La Sacem a mis en place un système d’aide à l’auto-production ouvert également aux créateurs africains. Au-delà de ça, nous sommes en train d’appuyer des plateformes de diffusion sur le continent. Nous sommes partenaires de plusieurs événements sur le continent comme le FEMUA qui se déroule en Côte d’Ivoire. Petit à petit nous construisons un maillage permettant la circulation des artistes sur le continent. Nous soutenons également les tournées de certains artistes et nous assurons leur présence sur des évènements à l’international.
L’Afrique regorge de talents musicaux. Malgré tout, le continent ne représente que 2% du business de la musique dans le monde. Comment expliquez-vous ce paradoxe ?

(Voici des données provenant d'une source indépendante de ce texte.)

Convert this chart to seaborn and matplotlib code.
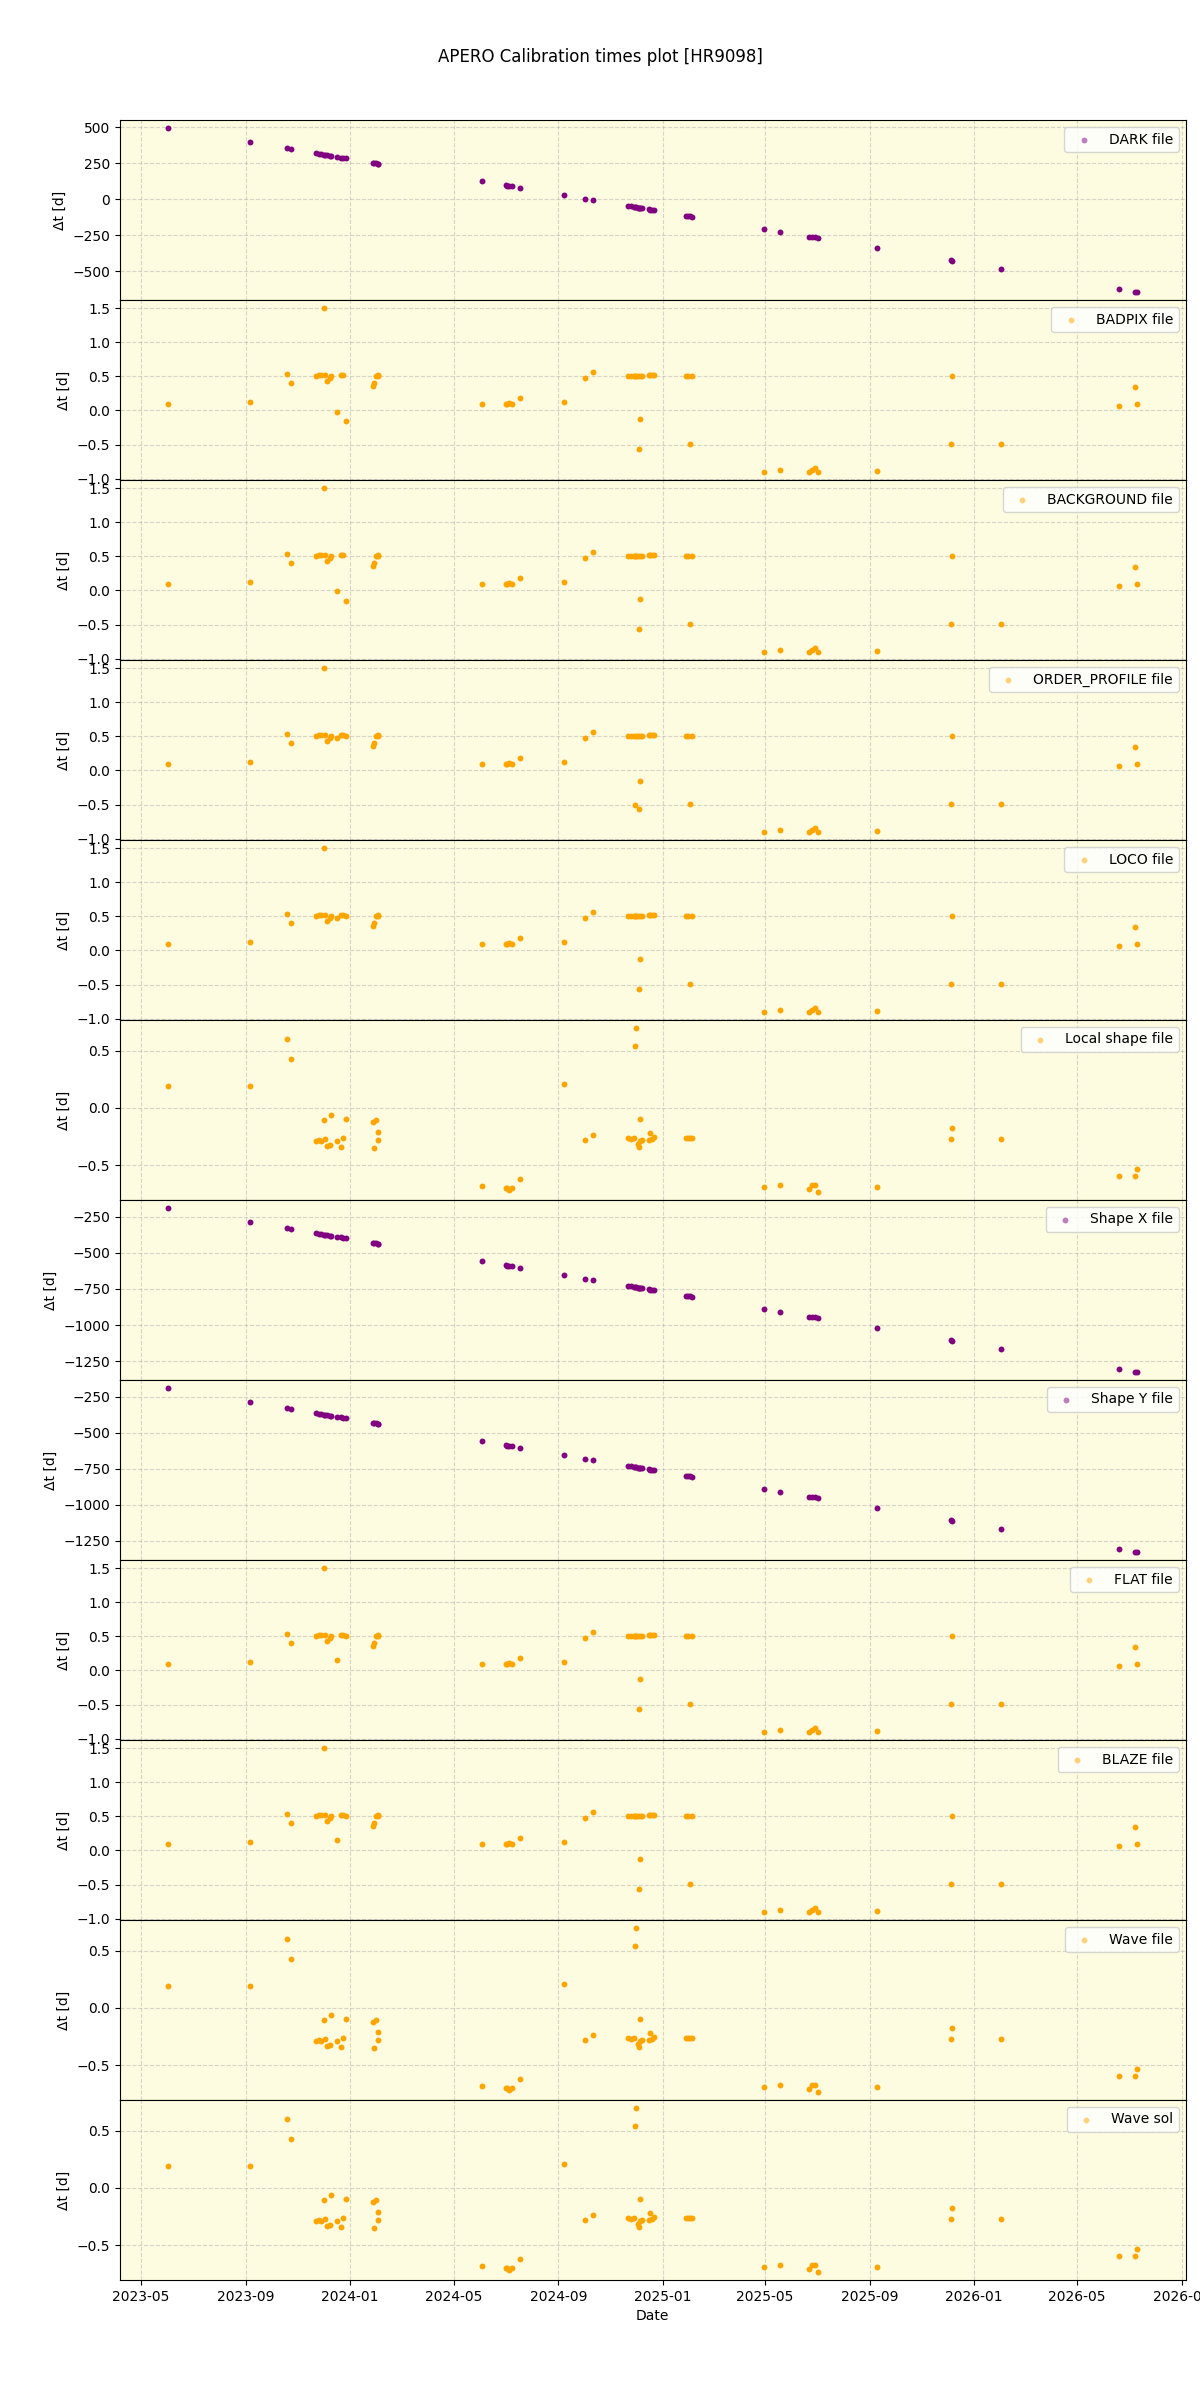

Pour moi, c’est un gros paradoxe car la musique imprègne le quotidien de l’Afrique. Ce n’est pas un cliché de dire que toutes les étapes de la vie sur le continent sont rythmées par la musique. On peut donc constater un réel problème de collecte et de respect du droit d’auteur. Si l’on veut s’inscrire dans un développement durable des industries culturelles et créatives sur le continent, il faut assurer un revenu équitable au créateur.